Selfishness

In conversation with a friend the other day, it’s occurred to me just how much stigma there is attached to being selfish. The idea that there seems to be shame hidden in the way we think of things, really struck a chord in me.

We must have been talking about looking after the graves of our ancestors and I’ve been told that it’s a selfish act, cuz’ we really only just do it to feel good about ourselves. What surprised me here was not that such things would be perceived as acts of selfishness, but the fact that feeling good about ourselves is not perceived as a valid reason to do things anymore.

Now, where is this fear of being selfish coming from? True, it’s in our hearts that harming other is no good, but if an action which is not intended to harm anyone and makes you feel good about yourself is to be considered, is being selfish really an argument against performing it?

I am selfish to an extreme – I do things for myself a lot, I eat the food that I like, I spend my time with the people I love, I go on ridiculous journeys with my Yellow Beauty, I read and write and watch films, and sometimes I even go dancing, travelling or do kite-surfing.
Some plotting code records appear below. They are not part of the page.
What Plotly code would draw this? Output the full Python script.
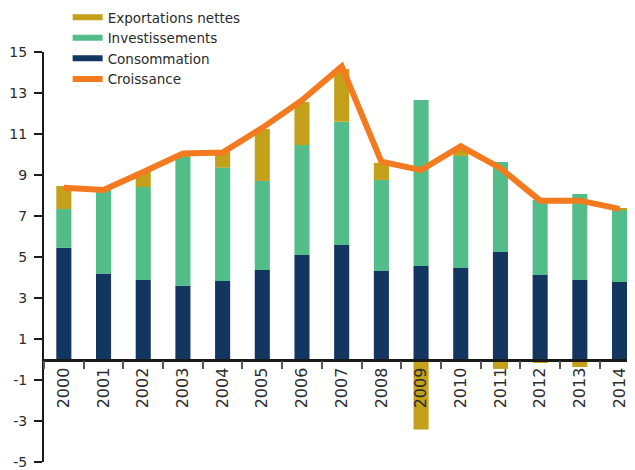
import plotly.graph_objects as go

years = [str(y) for y in range(2000, 2015)]
consommation = [5.45, 4.19, 3.88, 3.60, 3.83, 4.37, 5.10, 5.59, 4.32, 4.56, 4.46, 5.24, 4.12, 3.88, 3.78]
investissements = [1.89, 4.05, 4.53, 6.29, 5.53, 4.34, 5.36, 6.01, 4.44, 8.10, 5.47, 4.39, 3.66, 4.19, 3.56]
exportations = [1.12, 0.03, 0.75, 0.05, 0.78, 2.53, 2.10, 2.57, 0.83, -3.42, 0.30, -0.46, -0.17, -0.37, 0.02]
croissance = [8.38, 8.27, 9.15, 10.05, 10.10, 11.30, 12.65, 14.30, 9.65, 9.24, 10.40, 9.33, 7.75, 7.75, 7.35]
y_ticks = [15, 13, 11, 9, 7, 5, 3, 1, -1, -3, -5]
y_labels = ["15", "13", "11", "9", "7", "5", "3", "1", "-1", "-3", "-5"]

C_EXP = "#C4A11A"
C_INV = "#52BD89"
C_CON = "#12365F"
C_CRO = "#F47A20"
FONT = "DejaVu Sans"
TXT = "#2b2b2b"

fig = go.Figure()
fig.add_bar(x=years, y=consommation, marker_color=C_CON, showlegend=False, marker_line_width=0)
fig.add_bar(x=years, y=investissements, marker_color=C_INV, showlegend=False, marker_line_width=0)
fig.add_bar(x=years, y=exportations, marker_color=C_EXP, showlegend=False, marker_line_width=0)

for name, col in [("Exportations nettes", C_EXP), ("Investissements", C_INV), ("Consommation", C_CON)]:
    fig.add_scatter(x=[None], y=[None], mode="lines", name=name, line=dict(color=col, width=6))

fig.add_scatter(x=years, y=croissance, mode="lines", name="Croissance",
                line=dict(color=C_CRO, width=6))

# page has an 8px body margin: figure is sized/offset so the plot area matches the reference
fig.update_layout(
    width=627, height=462,
    margin=dict(l=36, r=0, t=44, b=8, autoexpand=False),
    barmode="relative", bargap=0.62,
    plot_bgcolor="white", paper_bgcolor="white",
    font=dict(family=FONT, color=TXT, size=15),
    legend=dict(x=0.04, y=1.122, xanchor="left", yanchor="top", traceorder="normal",
                font=dict(size=13.5, family=FONT, color=TXT), bgcolor="rgba(0,0,0,0)",
                itemwidth=30, tracegroupgap=0),
    xaxis=dict(type="category", range=[-0.5, 14.39], anchor="free", position=0.25,
               showline=True, linecolor="#1a1a1a", linewidth=2.5,
               ticks="outside", tickson="boundaries", ticklen=8, tickcolor="#555", tickwidth=1.5,
               tickangle=-90, tickfont=dict(size=16, family=FONT, color=TXT),
               showgrid=False, zeroline=False, automargin=False),
    yaxis=dict(range=[-5, 15], tickvals=y_ticks, ticktext=y_labels,
               showline=True, linecolor="#1a1a1a", linewidth=2,
               ticks="outside", ticklen=8, tickcolor="#1a1a1a", tickwidth=1.5,
               tickfont=dict(size=14, family=FONT, color=TXT), ticklabelstandoff=4,
               showgrid=False, zeroline=False, automargin=False),
)

fig.write_html("out.html")
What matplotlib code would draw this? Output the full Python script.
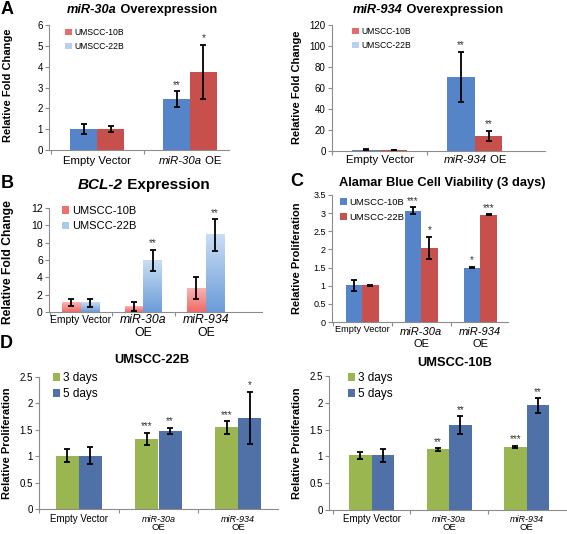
import numpy as np
import matplotlib
matplotlib.use('Agg')
import matplotlib.pyplot as plt
import matplotlib.transforms as mtransforms
from matplotlib.patches import Patch
from matplotlib.offsetbox import TextArea, HPacker, AnnotationBbox
from matplotlib.colors import LinearSegmentedColormap

plt.rcParams['font.family'] = ['Liberation Sans', 'DejaVu Sans']

W, H = 567, 534

# ---- data ----
groups2 = ['Empty Vector', 'miR-30a OE']

# A left: miR-30a overexpression (relative fold change)
a1_22b = [1.0, 2.45]
a1_22b_err = [0.24, 0.38]
a1_22b_sig = ['', '**']
a1_10b = [1.0, 3.75]
a1_10b_err = [0.14, 1.3]
a1_10b_sig = ['', '*']

# A right: miR-934 overexpression
a2_22b = [1.0, 70.7]
a2_22b_err = [0.5, 24.0]
a2_22b_sig = ['', '**']
a2_10b = [1.0, 14.3]
a2_10b_err = [0.4, 4.8]
a2_10b_sig = ['', '**']

# B: BCL-2 expression
b_10b = [1.05, 0.65, 2.75]
b_10b_err = [0.4, 0.48, 1.25]
b_10b_sig = ['', '', '']
b_22b = [1.05, 5.95, 8.9]
b_22b_err = [0.5, 1.25, 1.83]
b_22b_sig = ['', '**', '**']

# C: Alamar blue 3 days
c_10b = [1.01, 3.07, 1.5]
c_10b_err = [0.16, 0.1, 0.02]
c_10b_sig = ['', '***', '*']
c_22b = [1.01, 2.04, 2.96]
c_22b_err = [0.02, 0.31, 0.01]
c_22b_sig = ['', '*', '***']

# D: UMSCC-22B proliferation
d22_3d = [1.01, 1.33, 1.545]
d22_3d_err = [0.12, 0.115, 0.12]
d22_3d_sig = ['', '***', '***']
d22_5d = [1.01, 1.48, 1.73]
d22_5d_err = [0.16, 0.055, 0.49]
d22_5d_sig = ['', '**', '*']

# D: UMSCC-10B proliferation
d10_3d = [1.02, 1.13, 1.18]
d10_3d_err = [0.07, 0.02, 0.02]
d10_3d_sig = ['', '**', '***']
d10_5d = [1.02, 1.58, 1.95]
d10_5d_err = [0.12, 0.17, 0.135]
d10_5d_sig = ['', '**', '**']

GRAY = '#8c8c8c'
BLUE = '#5585c8'
RED = '#c8504c'
GREEN = '#9ab650'
SLATE = '#4f71a8'

fig = plt.figure(figsize=(W / 100, H / 100), dpi=100)


def make_ax(x0, x1, ytop, ybot, xlim, ylim, yticks, ncat, ysize):
    ax = fig.add_axes([x0 / W, 1 - ybot / H, (x1 - x0) / W, (ybot - ytop) / H])
    ax.set_xlim(xlim)
    ax.set_ylim(ylim)
    ax.set_yticks(yticks)
    ax.set_yticklabels(['%g' % t for t in yticks])
    ax.set_xticks(np.arange(ncat) - 0.5)
    ax.tick_params(axis='x', length=3, color=GRAY, labelbottom=False)
    ax.tick_params(axis='y', length=3, color=GRAY, labelsize=ysize, pad=1.5)
    for s in ['top', 'right']:
        ax.spines[s].set_visible(False)
    for s in ['left', 'bottom']:
        ax.spines[s].set_color(GRAY)
        ax.spines[s].set_linewidth(0.8)
    return ax


def bars(ax, vals, errs, sigs, offset, width, color):
    x = np.arange(len(vals)) + offset
    b = ax.bar(x, vals, width, color=color, zorder=2, yerr=errs,
               error_kw=dict(ecolor='black', elinewidth=1.3, capsize=2.3,
                             capthick=1.3, zorder=5))
    for xi, v, e, s in zip(x, vals, errs, sigs):
        if s:
            ax.annotate(s, (xi, v + e), xytext=(0, 1), textcoords='offset points',
                        ha='center', va='bottom', fontsize=7, color='#333333')
    return b


def gradient(ax, patches, light, dark):
    cm = LinearSegmentedColormap.from_list('g', [light, dark])
    for p in patches:
        x0 = p.get_x()
        ax.imshow(np.linspace(0, 1, 64).reshape(-1, 1), cmap=cm, aspect='auto',
                  extent=[x0, x0 + p.get_width(), 0, p.get_height()], zorder=3)


def legend(ax, items, x, ytop, size, spacing, hl=0.75):
    handles = [Patch(facecolor=c, edgecolor='none', label=l) for l, c in items]
    ax.legend(handles=handles, loc='upper left', bbox_to_anchor=(x / W, 1 - ytop / H),
              bbox_transform=fig.transFigure, frameon=False, fontsize=size,
              handlelength=hl, handleheight=hl, handletextpad=0.25,
              labelspacing=spacing, borderpad=0, borderaxespad=0)


def rich(parts, x, y, size, ax=None):
    boxes = [TextArea(t, textprops=dict(fontsize=size, fontweight=w, fontstyle=st))
             for t, w, st in parts]
    box = HPacker(children=boxes, align='baseline', pad=0, sep=0)
    if ax is None:
        trans, xy = fig.transFigure, (x / W, 1 - y / H)
    else:
        trans = mtransforms.blended_transform_factory(ax.transData, fig.transFigure)
        xy = (x, 1 - y / H)
    ab = AnnotationBbox(box, xy, xycoords=trans, frameon=False, pad=0,
                        box_alignment=(0.5, 0.5), annotation_clip=False)
    fig.add_artist(ab)


def ftext(x, y, s, size, **kw):
    fig.text(x / W, 1 - y / H, s, fontsize=size, ha='center', va='center', **kw)


# ---- panel A left ----
ax = make_ax(49, 229, 25, 150, (-0.52, 1.42), (0, 6), range(0, 7), 2, 7)
bars(ax, a1_22b, a1_22b_err, a1_22b_sig, -0.145, 0.29, BLUE)
bars(ax, a1_10b, a1_10b_err, a1_10b_sig, 0.145, 0.29, RED)
legend(ax, [('UMSCC-10B', '#e46c6a'), ('UMSCC-22B', '#b7d0ee')], 65, 28, 6.2, 0.6, 0.8)
rich([('Empty Vector', 'normal', 'normal')], 0, 161, 8.2, ax)
rich([('miR-30a', 'normal', 'italic'), (' OE', 'normal', 'normal')], 1, 161, 8.2, ax)
rich([('miR-30a', 'bold', 'italic'), (' Overexpression', 'bold', 'normal')], 142, 10, 9.2)
ftext(8, 85, 'Relative Fold Change', 8, rotation=90, fontweight='bold')

# ---- panel A right ----
ax = make_ax(332, 545, 25, 151, (-0.505, 1.74), (0, 120), range(0, 121, 20), 2, 7)
bars(ax, a2_22b, a2_22b_err, a2_22b_sig, -0.145, 0.29, BLUE)
bars(ax, a2_10b, a2_10b_err, a2_10b_sig, 0.145, 0.29, RED)
legend(ax, [('UMSCC-10B', '#e46c6a'), ('UMSCC-22B', '#b7d0ee')], 352, 27, 6.2, 0.6, 0.8)
rich([('Empty Vector', 'normal', 'normal')], 0, 160, 8.2, ax)
rich([('miR-934', 'normal', 'italic'), (' OE', 'normal', 'normal')], 1, 160, 8.2, ax)
rich([('miR-934', 'bold', 'italic'), (' Overexpression', 'bold', 'normal')], 428, 10, 9.2)
ftext(297, 87, 'Relative Fold Change', 8, rotation=90, fontweight='bold')

# ---- panel B ----
ax = make_ax(49, 262, 208, 312, (-0.51, 2.9), (0, 12), range(0, 13, 2), 3, 7.5)
br = bars(ax, b_10b, b_10b_err, b_10b_sig, -0.15, 0.3, '#f28a88')
bb = bars(ax, b_22b, b_22b_err, b_22b_sig, 0.15, 0.3, '#9cc0e8')
gradient(ax, br, '#f8b4b2', '#ee6a68')
gradient(ax, bb, '#c8ddf4', '#6c9cd8')
ax.set_xlim(-0.51, 2.9)
ax.set_ylim(0, 12)
legend(ax, [('UMSCC-10B', '#f07070'), ('UMSCC-22B', '#a8c8ee')], 62, 206, 8, 0.47, 0.65)
rich([('Empty Vector', 'normal', 'normal')], 0, 320, 7.4, ax)
rich([('miR-30a', 'normal', 'italic')], 1, 320, 8.8, ax)
rich([('OE', 'normal', 'normal')], 1, 333, 8.8, ax)
rich([('miR-934', 'normal', 'italic')], 2, 320, 8.8, ax)
rich([('OE', 'normal', 'normal')], 2, 333, 8.8, ax)
rich([('BCL-2', 'bold', 'italic'), (' Expression', 'bold', 'normal')], 144, 185, 11)
ftext(8, 262, 'Relative Fold Change', 8.7, rotation=90, fontweight='bold')

# ---- panel C ----
ax = make_ax(332, 508, 195, 322, (-0.51, 2.47), (0, 3.5), np.arange(0, 3.51, 0.5), 3, 6.5)
bars(ax, c_10b, c_10b_err, c_10b_sig, -0.14, 0.28, BLUE)
bars(ax, c_22b, c_22b_err, c_22b_sig, 0.14, 0.28, RED)
legend(ax, [('UMSCC-10B', BLUE), ('UMSCC-22B', RED)], 340, 198, 6.8, 0.65, 0.75)
rich([('Empty Vector', 'normal', 'normal')], 0, 329, 6.6, ax)
rich([('miR-30a', 'normal', 'italic')], 1, 332, 8, ax)
rich([('OE', 'normal', 'normal')], 1, 344, 8, ax)
rich([('miR-934', 'normal', 'italic')], 2, 332, 8, ax)
rich([('OE', 'normal', 'normal')], 2, 344, 8, ax)
rich([('Alamar Blue Cell Viability (3 days)', 'bold', 'normal')], 442, 183, 9.3)
ftext(297, 258, 'Relative Proliferation', 8, rotation=90, fontweight='bold')

# ---- panel D left (UMSCC-22B) ----
ax = make_ax(39, 278, 377, 509, (-0.49, 2.5), (0, 2.5), np.arange(0, 2.51, 0.5), 3, 7)
bars(ax, d22_3d, d22_3d_err, d22_3d_sig, -0.145, 0.29, GREEN)
bars(ax, d22_5d, d22_5d_err, d22_5d_sig, 0.145, 0.29, SLATE)
legend(ax, [('3 days', GREEN), ('5 days', SLATE)], 53, 372, 8.5, 0.37, 0.6)
rich([('Empty Vector', 'normal', 'normal')], 0, 519, 7, ax)
rich([('miR-30a', 'normal', 'italic')], 1, 519, 6.5, ax)
rich([('OE', 'normal', 'normal')], 1, 528, 6.8, ax)
rich([('miR-934', 'normal', 'italic')], 2, 519, 6.5, ax)
rich([('OE', 'normal', 'normal')], 2, 528, 6.8, ax)
rich([('UMSCC-22B', 'bold', 'normal')], 152, 360, 9.3)
ftext(7, 443, 'Relative Proliferation', 8, rotation=90, fontweight='bold')

# ---- panel D right (UMSCC-10B) ----
ax = make_ax(329, 566, 376, 510, (-0.55, 2.51), (0, 2.5), np.arange(0, 2.51, 0.5), 3, 7)
bars(ax, d10_3d, d10_3d_err, d10_3d_sig, -0.145, 0.29, GREEN)
bars(ax, d10_5d, d10_5d_err, d10_5d_sig, 0.145, 0.29, SLATE)
legend(ax, [('3 days', GREEN), ('5 days', SLATE)], 348, 372, 8.5, 0.37, 0.6)
rich([('Empty Vector', 'normal', 'normal')], 0, 519, 7, ax)
rich([('miR-30a', 'normal', 'italic')], 1, 519, 6.5, ax)
rich([('OE', 'normal', 'normal')], 1, 528, 6.8, ax)
rich([('miR-934', 'normal', 'italic')], 2, 519, 6.5, ax)
rich([('OE', 'normal', 'normal')], 2, 528, 6.8, ax)
rich([('UMSCC-10B', 'bold', 'normal')], 455, 363, 9.3)
ftext(297, 443, 'Relative Proliferation', 8, rotation=90, fontweight='bold')

# panel letters
for letter, x, y in [('A', 7, 9), ('B', 7, 183), ('C', 297, 182), ('D', 6, 343)]:
    ftext(x, y, letter, 13, fontweight='bold')

fig.savefig('out.png', dpi=100, facecolor='white')
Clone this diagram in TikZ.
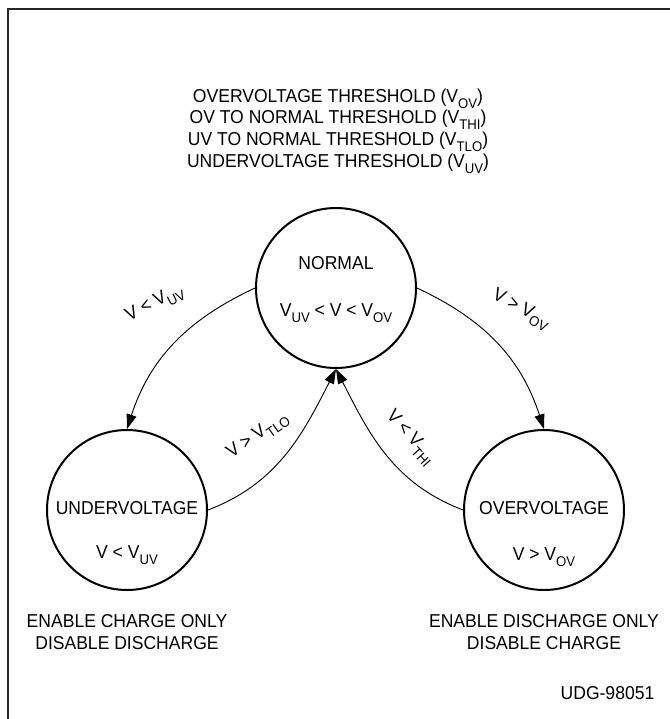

But the most selfish thing that I am capable of is doing good things for the people who are dear to me for there is no greater reward than seeing someone smile. To me, there’s no greater achievement than being able to help someone not out of obligation, but out of sheer contentment in doing so; there is no greater joy than being able to give out of the pure selfish desire of my own heart.

I’ll go to the extreme here and say that there is probably nothing more selfish than one’s desire to love and care. Cuz’, let’s be honest about it, nobody raises their children out of the noble intent of benefiting the society or preserving the human race. The compromises, sacrifices and changes in one’s everyday life that choosing a family life requires, must be worthwhile, though, if people to this day choose to do it. It must be somewhat full-filling. For me, that’s the ultimate proof of the God-given drive and right to be selfish. Selfish to the extent where you cannot help, but desire to be kind to those around you.

In order to get to experiencing the joys of such outrageous selfishness, though, we should really strive to be less frightened of our own true selves rather than appearing to be self-less. There is some truth coded in the language of the concept ‘self-less’ even: now, why would I really want to be (my)self less?

So, please don’t save me from my desire to be selfish, but only from the flaw in thinking that I should aim to be self-less.